Executable analysis: PE and ELF
Executables get their own dedicated tabs because they are the files most worth scrutinising.
PE Analysis (Windows .exe / .dll / .sys)
The Portable Executable format is the structure of every Windows program. The PE tab breaks out its sections (code, data, resources), its imports (which system functions it calls — a strong hint at behaviour: networking, crypto, process injection), and security flags like ASLR and DEP. It also checks 31 packer signatures. A “packer” compresses or encrypts a program so its real code is hidden until it runs; legitimate software occasionally uses packers, but malware uses them constantly to evade scanners, so a packed-plus-high-entropy executable is a red flag.
ELF Analysis (Linux / Unix binaries)
ELF is the Linux equivalent. The tab shows its sections and linked libraries, plus the hardening flags — NX (non-executable stack), PIE (position-independent, enables ASLR), and stack canaries — that tell you how defensively the binary was compiled.
Document forensics
Office documents and PDFs are a leading malware-delivery vector because they can carry active content. The Documents tab looks specifically for the dangerous parts: VBA macros inside Office files, and JavaScript or auto-launch actions inside PDFs. Seeing that an “invoice” contains an auto-executing macro tells you everything you need to know before you ever open it in Word.
Steganography detection
Steganography is hiding data inside other data so its very existence is concealed — the opposite of encryption, which hides meaning but not presence. The Security tab includes several detectors:
- LSB bit-plane viewer — images can hide a payload in the least-significant bit of each colour value, invisible to the eye. Toggling through bit planes 0–7 makes hidden patterns appear.
- Zero-width & whitespace stego — invisible Unicode characters or trailing spaces used to encode hidden text in documents.

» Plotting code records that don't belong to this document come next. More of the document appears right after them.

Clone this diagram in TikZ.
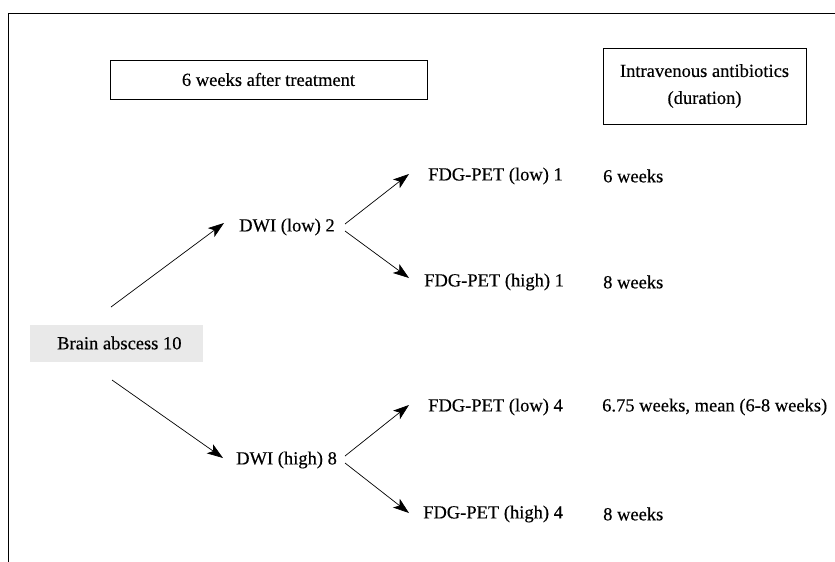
\documentclass[tikz,border=0pt]{standalone}
\usepackage{fontspec}
\setmainfont{Liberation Serif}
\newfontfamily\lblfont[FakeBold=0.35]{Liberation Serif}
\usetikzlibrary{arrows.meta}
\begin{document}
\begin{tikzpicture}[x=1pt,y=-1pt,
  lbl/.style={anchor=west,inner sep=0pt,font=\lblfont\fontsize{18.5}{26}\selectfont},
  hdr/.style={draw,line width=0.8pt,inner sep=0pt,font=\lblfont\fontsize{18.5}{27}\selectfont,align=center},
  arr/.style={line width=0.7pt,-{Stealth[length=16pt,width=11pt,inset=4pt]}},
  frame/.style={line width=1pt}]
\useasboundingbox (0,0) rectangle (835,562);
% frame (top and left)
\coordinate (ftr) at (835,13);
\coordinate (ftl) at (8.5,13);
\coordinate (fbl) at (8.5,562);
\draw[frame] (ftr) -- (ftl) -- (fbl);
% header boxes
\node[hdr,minimum width=317pt,minimum height=39pt] (hA) at (268.5,79.5) {6 weeks after treatment};
\node[hdr,minimum width=203pt,minimum height=76pt] (hB) at (704.5,86) {Intravenous antibiotics\\(duration)};
% brain abscess
\node[fill=gray!17,minimum width=173pt,minimum height=37pt,inner sep=0pt] (brainbg) at (116.5,343.5) {};
\node[lbl] (brain) at (57,343) {Brain abscess 10};
% DWI nodes
\node[lbl] (dwil) at (239,227) {DWI (low) 2};
\node[lbl] (dwih) at (236,460) {DWI (high) 8};
% FDG-PET nodes
\node[lbl] (p1) at (428,176) {FDG-PET (low) 1};
\node[lbl] (p2) at (424,282) {FDG-PET (high) 1};
\node[lbl] (p3) at (428,407) {FDG-PET (low) 4};
\node[lbl] (p4) at (423,514) {FDG-PET (high) 4};
% durations
\node[lbl] (d1) at (603,176) {6 weeks};
\node[lbl] (d2) at (603,282) {8 weeks};
\node[lbl] (d3) at (602,407) {6.75 weeks, mean (6-8 weeks)};
\node[lbl] (d4) at (603,514) {8 weeks};
% arrow end points
\coordinate (bs1) at (111,307);
\coordinate (bs2) at (112,380);
\coordinate (be1) at (224,223);
\coordinate (be2) at (223,458);
\coordinate (ls1) at (345,224);
\coordinate (ls2) at (345,231);
\coordinate (hs1) at (345,456);
\coordinate (hs2) at (345,463);
\coordinate (pe1) at (409,174);
\coordinate (pe2) at (409,278);
\coordinate (pe3) at (409,405);
\coordinate (pe4) at (409,513);
\draw[arr] (bs1) -- (be1);
\draw[arr] (bs2) -- (be2);
\draw[arr] (ls1) -- (pe1);
\draw[arr] (ls2) -- (pe2);
\draw[arr] (hs1) -- (pe3);
\draw[arr] (hs2) -- (pe4);
\end{tikzpicture}
\end{document}
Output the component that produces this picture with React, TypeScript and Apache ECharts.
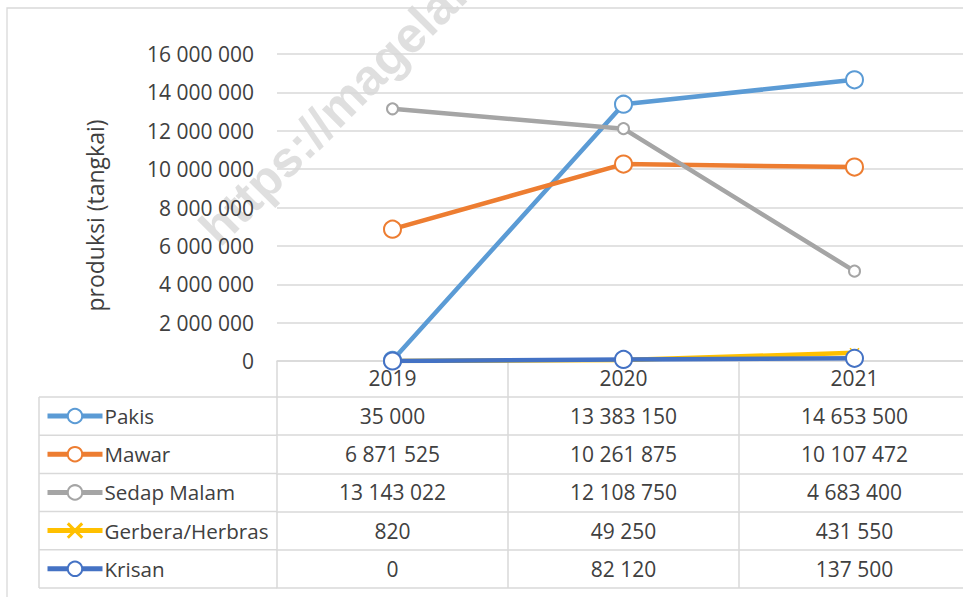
import React, { useEffect, useRef } from "react";
import * as echarts from "echarts";

const categories = ["2019", "2020", "2021"];
const seriesNames = ["Pakis", "Mawar", "Sedap Malam", "Gerbera/Herbras", "Krisan"];
const pakis = [35000, 13383150, 14653500];
const mawar = [6871525, 10261875, 10107472];
const sedapMalam = [13143022, 12108750, 4683400];
const gerbera = [820, 49250, 431550];
const krisan = [0, 82120, 137500];
const colors = ["#5B9BD5", "#ED7D31", "#A5A5A5", "#FFC000", "#4472C4"];
const yMin = 0;
const yMax = 16000000;
const yInterval = 2000000;
const yAxisTitle = "produksi (tangkai)";
const watermark = "https://magelangkab.bps.go.id";

const fmt = (v: number) => String(v).replace(/\B(?=(\d{3})+(?!\d))/g, " ");

const FONT = "'Open Sans', sans-serif";
const TXT = "#404040";
const GRID_C = "#d9d9d9";

export default function App() {
  const ref = useRef<HTMLDivElement>(null);
  useEffect(() => {
    if (!ref.current) return;
    const chart = echarts.init(ref.current, undefined, { renderer: "svg" });
    const rows = [pakis, mawar, sedapMalam, gerbera, krisan];
    const gridLeft = 277;
    const gridTop = 54;
    const gridH = 307;
    const headerH = 36;
    const rowH = 38.2;
    const axisBottom = gridTop + gridH;
    const tableTop = axisBottom + headerH;
    const tableLeft = 39;
    const lineStyle = { color: GRID_C, width: 1.5 };
    const labelBase = { fontSize: 21, lineHeight: 24, color: TXT, fontFamily: FONT };

    const xAxes: any[] = [
      {
        type: "category",
        data: categories,
        position: "bottom",
        axisLine: { show: true, lineStyle },
        axisTick: { show: true, length: headerH, interval: 0, lineStyle },
        axisLabel: { ...labelBase, margin: 5, interval: 0 },
        splitLine: { show: false },
      },
      ...rows.map((r, i) => ({
        type: "category",
        data: r.map(fmt),
        position: "bottom",
        offset: headerH + rowH * i,
        axisLine: { show: true, lineStyle },
        axisTick: { show: true, length: rowH, interval: 0, lineStyle },
        axisLabel: { ...labelBase, margin: 7, interval: 0 },
        splitLine: { show: false },
      })),
      {
        type: "category",
        data: categories,
        position: "bottom",
        offset: headerH + rowH * rows.length,
        axisLine: { show: true, lineStyle },
        axisTick: { show: false },
        axisLabel: { show: false },
      },
    ];

    const graphics: any[] = [
      {
        type: "text",
        x: 226,
        y: 254,
        rotation: Math.PI / 4,
        z: -10,
        style: {
          text: watermark,
          font: "bold 50px 'Liberation Sans', Arial, sans-serif",
          fill: "rgba(150,150,150,0.3)",
          textAlign: "left",
          textVerticalAlign: "bottom",
        },
      },
      {
        type: "rect",
        shape: { x: 7, y: 8, width: 2000, height: 2000 },
        style: { fill: "none", stroke: GRID_C, lineWidth: 1.3 },
        silent: true,
      },
      {
        type: "line",
        shape: { x1: tableLeft, y1: tableTop, x2: tableLeft, y2: tableTop + rowH * rows.length },
        style: { stroke: GRID_C, lineWidth: 1.5 },
      },
    ];
    for (let k = 0; k <= rows.length; k++) {
      graphics.push({
        type: "line",
        shape: { x1: tableLeft, y1: tableTop + rowH * k, x2: gridLeft, y2: tableTop + rowH * k },
        style: { stroke: GRID_C, lineWidth: 1.5 },
      });
    }

    const xSymbol = "path://M0,0L10,10M10,0L0,10";

    const series = rows.map((r, i) => {
      const isGerbera = i === 3;
      const isSedap = i === 2;
      return {
        name: seriesNames[i],
        type: "line",
        data: r,
        xAxisIndex: 0,
        symbol: isGerbera ? xSymbol : "emptyCircle",
        symbolSize: isGerbera ? 9 : isSedap ? 11 : 17,
        showAllSymbol: true,
        lineStyle: { color: colors[i], width: 4.5 },
        itemStyle: isGerbera
          ? { color: "rgba(0,0,0,0)", borderColor: colors[i], borderWidth: 1.5 }
          : { color: colors[i], borderColor: colors[i], borderWidth: isSedap ? 2.5 : 3 },
        z: 3 + i,
      };
    });

    chart.setOption({
      animation: false,
      backgroundColor: "#ffffff",
      textStyle: { fontFamily: FONT },
      grid: { left: gridLeft, top: gridTop, width: 693, height: gridH, containLabel: false },
      legend: {
        data: seriesNames,
        orient: "vertical",
        left: 45,
        top: tableTop + 7,
        padding: 0,
        itemWidth: 55,
        itemHeight: 18,
        itemGap: rowH - 24,
        selectedMode: false,
        lineStyle: { width: 5 },
        itemStyle: { borderWidth: 3 },
        textStyle: { fontSize: 20.6, lineHeight: 24, color: TXT, fontFamily: FONT, padding: [0, 0, 0, -3] },
      },
      xAxis: xAxes,
      yAxis: {
        type: "value",
        min: yMin,
        max: yMax,
        interval: yInterval,
        name: yAxisTitle,
        nameLocation: "middle",
        nameGap: 171,
        nameRotate: 90,
        nameTextStyle: { fontSize: 23, color: TXT, fontFamily: FONT, padding: [0, 16, 0, 0] },
        axisLine: { show: false },
        axisTick: { show: false },
        axisLabel: { fontSize: 21, color: TXT, fontFamily: FONT, margin: 23, formatter: (v: number) => fmt(v) },
        splitLine: { show: true, lineStyle },
      },
      graphic: graphics,
      series,
    });
    return () => chart.dispose();
  }, []);

  return (
    <div
      style={{
        position: "fixed",
        left: 0,
        top: 0,
        width: 963,
        height: 597,
        overflow: "hidden",
        background: "#fff",
      }}
    >
      <div ref={ref} style={{ width: 990, height: 620 }} />
    </div>
  );
}
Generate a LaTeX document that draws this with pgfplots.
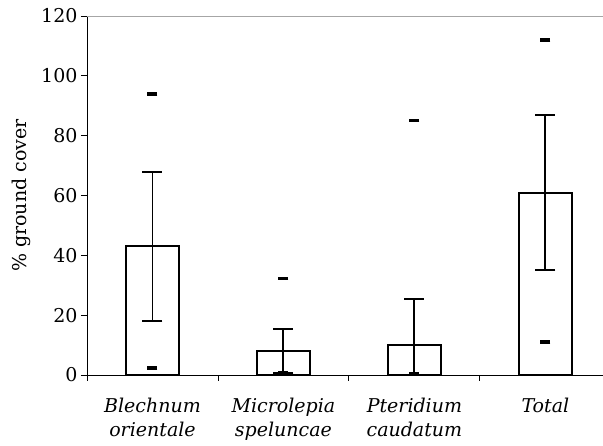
\documentclass[border=0pt]{standalone}
\usepackage{pgfplots}
\pgfplotsset{compat=1.18}
\usepackage{fontspec}
\setmainfont{DejaVu Serif}
\begin{document}
\begin{tikzpicture}
\begin{axis}[
  name=ax,
  scale only axis, width=516pt, height=359pt,
  xmin=-0.5, xmax=3.44, ymin=0, ymax=120,
  axis x line*=bottom, axis y line*=left,
  axis line style={line width=0.9pt, -},
  /pgf/number format/assume math mode=true,
  ytick={0,20,...,120},
  yticklabel style={font=\fontsize{19}{22}\selectfont},
  tick align=outside, major tick length=6pt,
  tick style={black, line width=0.9pt},
  xtick={-0.5,0.5,1.5,2.5},
  xticklabels={},
  extra x ticks={0,1,2,3},
  extra x tick labels={{Blechnum\\orientale},{Microlepia\\speluncae},{Pteridium\\caudatum},{Total}},
  extra x tick style={major tick length=0pt, xticklabel style={align=center, font=\itshape\fontsize{19}{24}\selectfont, yshift=-20pt}},
  ylabel={\% ground cover},
  ylabel style={font=\fontsize{19}{22}\selectfont, at={(axis description cs:-0.128,0.5)}, anchor=center},
  clip=false,
]
\draw[gray!70, line width=0.9pt] (rel axis cs:0,1) -- (rel axis cs:1,1);
\addplot[ybar, bar width=0.4, fill=white, draw=black, line width=2pt,
  error bars/.cd, y dir=both, y explicit,
  error mark=|,
  error bar style={line width=1.9pt, black},
  error mark options={line width=1.9pt, mark size=10pt, black}]
  table[x=x, y=y, y error plus=ep, y error minus=em] {
x y ep em
0 43 25 25
1 8 7.3 7.3
2 10 15.4 10
3 61 26 26
};
\addplot[only marks, mark=-, mark size=5pt, mark options={line width=3.5pt, black}]
  coordinates {(0,94) (0,2.3) (1,32.3) (1,0.6) (2,85) (2,0.3) (3,112) (3,11.1)};
\end{axis}
\pgfresetboundingbox
\path ([shift={(-87pt,-71pt)}]ax.south west) rectangle ([shift={(0pt,16pt)}]ax.north east);
\end{tikzpicture}
\end{document}
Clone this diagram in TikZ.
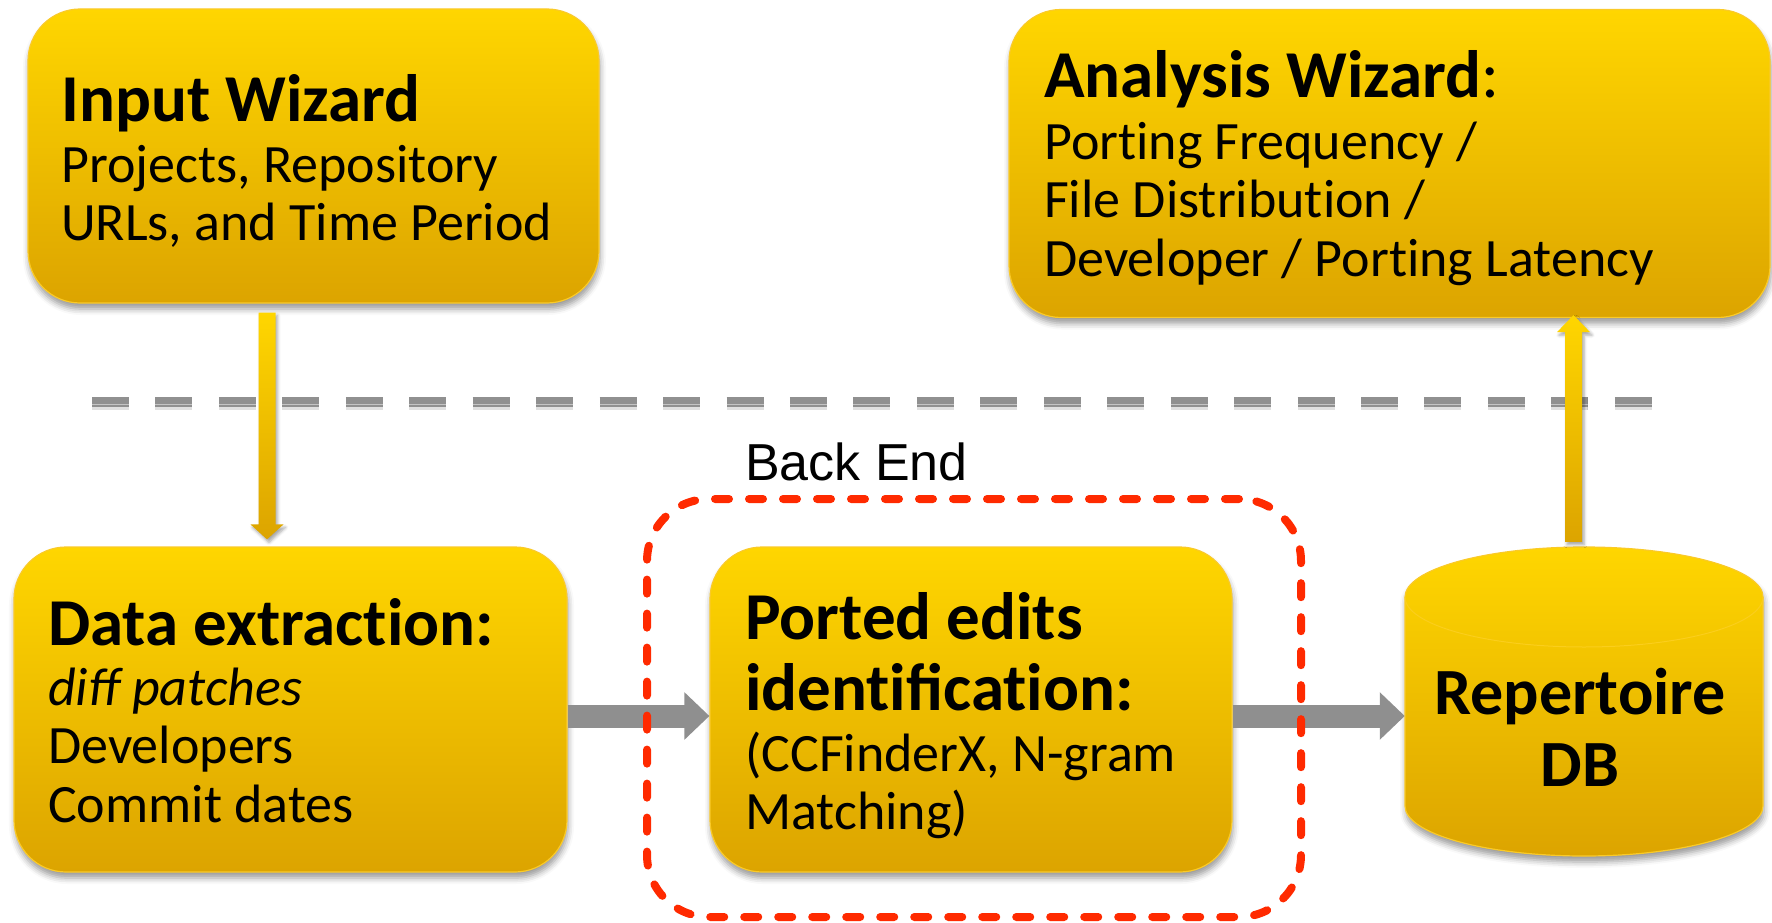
\documentclass[tikz,border=0pt]{standalone}
\usepackage{fontspec}
\setmainfont{Carlito}[Ligatures=NoCommon]
\newfontfamily\labelfont{Liberation Sans}
\usetikzlibrary{arrows.meta,shadows.blur,calc}

\definecolor{boxtop}{RGB}{255,214,0}
\definecolor{boxbot}{RGB}{220,164,0}
\definecolor{boxrim}{RGB}{250,202,40}
\definecolor{flowgray}{RGB}{143,143,143}
\definecolor{sepgray}{RGB}{144,144,144}
\definecolor{sepglint}{RGB}{196,196,196}
\definecolor{backred}{RGB}{255,42,0}

% bold heading line of a stage
\newcommand\stagetitle[1]{\hbox{\fontsize{67}{58.5}\selectfont\bfseries #1}}
% plain text line of a stage
\newcommand\stageline[1]{\hbox{#1}}
% stack of lines whose reference point is the first baseline
\newcommand\stagestack[1]{\vtop{\baselineskip=58.5pt\lineskiplimit=-100pt\lineskip=0pt #1}}

\begin{document}
\begin{tikzpicture}[x=1pt,y=-1pt,
  softshadow/.style={blur shadow={shadow xshift=1pt, shadow yshift=-6pt,
      shadow blur radius=6pt, shadow opacity=40}},
  linkshadow/.style={blur shadow={shadow xshift=2pt, shadow yshift=-3pt,
      shadow blur radius=3pt, shadow opacity=35}},
  stage/.style={rectangle, rounded corners=52pt, top color=boxtop,
      bottom color=boxbot, draw=boxrim, line width=1.2pt, softshadow},
  stagetext/.style={anchor=base west, inner sep=0pt,
      font=\fontsize{54}{58.5}\selectfont},
  yellowlink/.style={top color=boxtop, bottom color=boxbot, linkshadow},
  graylink/.style={draw=flowgray, line width=23pt,
      -{Triangle[width=46pt,length=25pt]}},
  separator/.style={draw=sepgray, line width=10pt,
      dash pattern=on 37pt off 26.45pt},
  groupframe/.style={rectangle, draw=backred, line width=8pt,
      dash pattern=on 14pt off 20pt, line cap=round, rounded corners=62pt}
]
\useasboundingbox (0,0) rectangle (1772,923);

% front end / back end separator
\coordinate (sepL) at (92,402);
\coordinate (sepR) at (1652,402);
\draw[separator, draw=black!12, line width=4pt] ([yshift=-6pt]sepL) -- ([yshift=-6pt]sepR);
\draw[separator] (sepL) -- (sepR);
\draw[draw=sepglint, line width=1pt, dash pattern=on 37pt off 26.45pt]
  ([yshift=-2.5pt]sepL) -- ([yshift=-2.5pt]sepR);

% stages
\node[stage, minimum width=571pt, minimum height=294pt] (input) at (313.5,156) {};
\node[stage, minimum width=761pt, minimum height=308pt] (analysis) at (1389.5,163.5) {};
\node[stage, minimum width=553pt, minimum height=325pt] (dataex) at (290.5,709.5) {};
\node[stage, minimum width=522pt, minimum height=325pt] (ported) at (971,709.5) {};

% repertoire database cylinder
\node[minimum width=358pt, minimum height=309pt, inner sep=0pt] (db) at (1584,701.5) {};
\path[top color=boxtop, bottom color=boxbot, draw=boxrim, line width=1.2pt, softshadow]
  (1405,597) -- (1405,806) arc[start angle=180, end angle=0, x radius=179, y radius=50]
  -- (1763,597) arc[start angle=0, end angle=-180, x radius=179, y radius=50] -- cycle;
\draw[draw=boxrim!70!boxtop, line width=1pt]
  (1405,597) arc[start angle=180, end angle=0, x radius=179, y radius=50];

% connectors
\coordinate (downx) at (267,0);
\coordinate (upx) at (1573.5,0);
\coordinate (flowy) at (0,716);
% input wizard -> data extraction (shaded block arrow)
\path[yellowlink]
  ($(input.south -| downx)+(-8.5,9)$) -- ($(input.south -| downx)+(8.5,9)$)
  -- ($(dataex.north -| downx)+(8.5,-22)$) -- ($(dataex.north -| downx)+(16.5,-22)$)
  -- ($(dataex.north -| downx)+(0,-7)$)
  -- ($(dataex.north -| downx)+(-16.5,-22)$) -- ($(dataex.north -| downx)+(-8.5,-22)$)
  -- cycle;
% repertoire db -> analysis wizard (shaded block arrow)
\path[yellowlink]
  ($(db.north -| upx)+(-8.5,-5)$) -- ($(db.north -| upx)+(8.5,-5)$)
  -- ($(analysis.south -| upx)+(8.5,14)$) -- ($(analysis.south -| upx)+(16.5,14)$)
  -- ($(analysis.south -| upx)+(0,-3)$)
  -- ($(analysis.south -| upx)+(-16.5,14)$) -- ($(analysis.south -| upx)+(-8.5,14)$)
  -- cycle;
\draw[graylink] (dataex.east |- flowy) -- (ported.west |- flowy);
\draw[graylink] (ported.east |- flowy) -- (db.west |- flowy);

% back end group
\node[groupframe, minimum width=654pt, minimum height=418pt] (backend) at (974,708) {};
\node[anchor=base west, inner sep=0pt, font=\labelfont\fontsize{52}{58}\selectfont]
  (backendlabel) at (745,480) {Back End};

% stage texts
\node[stagetext] (inputtext) at (61,122) {\stagestack{%
  \stagetitle{Input Wizard}\vskip2pt
  \stageline{Projects, Repository}
  \stageline{URLs, and Time Period}}};
\node[stagetext] (analysistext) at (1044,98) {\stagestack{%
  \stagetitle{Analysis Wizard{\mdseries:}}\vskip3pt
  \stageline{Porting Frequency /}
  \stageline{File Distribution /}
  \stageline{Developer / Porting Latency}}};
\node[stagetext] (dataextext) at (48,645) {\stagestack{%
  \stagetitle{Data extraction:}\vskip1.5pt
  \stageline{\itshape di{\addfontfeature{Ligatures=Common}ff} patches}
  \stageline{Developers}
  \stageline{Commit dates}}};
\node[stagetext] (portedtext) at (745,639) {\stagestack{%
  \stagetitle{Ported edits}\vskip12.5pt
  \stagetitle{identi{\addfontfeature{Ligatures=Common}fi}cation:}\vskip2.5pt
  \stageline{(CCFinderX, N-gram}
  \stageline{Matching)}}};
\node[anchor=base, inner sep=0pt, font=\fontsize{66}{72}\selectfont\bfseries]
  (dbtext) at (1580,714) {\vtop{\baselineskip=72pt
  \hbox to 0pt{\hss Repertoire\hss}
  \hbox to 0pt{\hss DB\hss}}};
\end{tikzpicture}
\end{document}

- Homoglyph detection — letters from different alphabets that look identical (Latin “a” vs Cyrillic “а”), the basis of look-alike phishing domains.
Integrity checks and file comparison
The Integrity tab validates a file against its own format rules — checking, for example, that a PNG’s chunk CRCs are correct, that a JPEG ends with its proper marker, and whether extra data is hidden after the official end of file (a common, low-effort hiding place). The Compare tab takes a second file and produces a side-by-side hex diff with a similarity score, so you can see exactly which bytes differ between two versions or spot a tampered copy.
Reporting and threat-intel exports
Analysis is only useful if you can act on it. The inspector exports its findings in eight formats, including formats built for security tooling:
- HTML / Text / JSON / Markdown — human and machine-readable reports for tickets and notebooks.
- YARA — a rule that matches this file’s signature, so scanners can find other copies.
- Sigma — generic detection rules for SIEM log searches.
- Snort — network intrusion-detection signatures.
- STIX 2.1 — the standard structured-threat-intelligence bundle for sharing IOCs between teams and platforms.
Smart Copy shortcuts let you grab all hashes, all IOCs as CSV, or the analysis summary in one click.
Practical workflows
Putting it together, here is how the tabs combine for common tasks:
- “What is this unknown file?” — Drop it in, read the identity badges and Format tab. If the extension and magic bytes disagree, stop and investigate.
- “Is my download legit?” — Compare the SHA-256 in the Hashes tab against the one on the publisher’s site.
- “Is anything hidden in this image?” — Check the Entropy Window for spikes, run the Embedded carve, and view the LSB bit planes.
- “Triage a suspicious attachment.” — Hashes → Documents (macros/JS) → Strings/Intel (IOCs) → export a STIX bundle — without ever executing the file.
- “Repair or redact a file.” — Use the hex editor to fix a header or zero-out sensitive bytes, then Download Modified.
Because all of this runs locally, you can do it on evidence, on secrets, and on live malware without sending a single byte anywhere. Open the File Inspector and drop a file in to see every tab populate in real time.
Frequently asked questions
Does the File Inspector upload my file?
No. Every byte is read and analysed inside your browser tab using the File and Web Crypto APIs. The file never touches a server, which is why it also works offline and is safe for confidential documents and malware samples.
Extension vs magic bytes — which one is correct?
Magic bytes win. The extension is just text in the filename that anyone can rename; the magic bytes are the real signature written inside the file by the program that created it. The inspector flags a mismatch when the two disagree.
What does high entropy mean?
Entropy measures randomness from 0 to 8 bits per byte. Values near 8 mean the data is compressed or encrypted (or both); low, uneven values mean structured data like text or code. A sudden entropy spike inside an otherwise low-entropy file is a classic sign of an embedded or hidden payload.
Is it safe to open a suspicious file in the inspector?
Reading a file as data is far safer than executing it. The inspector parses bytes — it never runs the file. That said, treat unknown executables with care and analyse them on a machine you can afford to wipe.
What is file carving?
Scanning a file for the magic-byte signatures of other formats hidden inside it, then extracting those embedded files. It is how you pull a ZIP hidden at the end of a PNG, or recover images from a memory dump.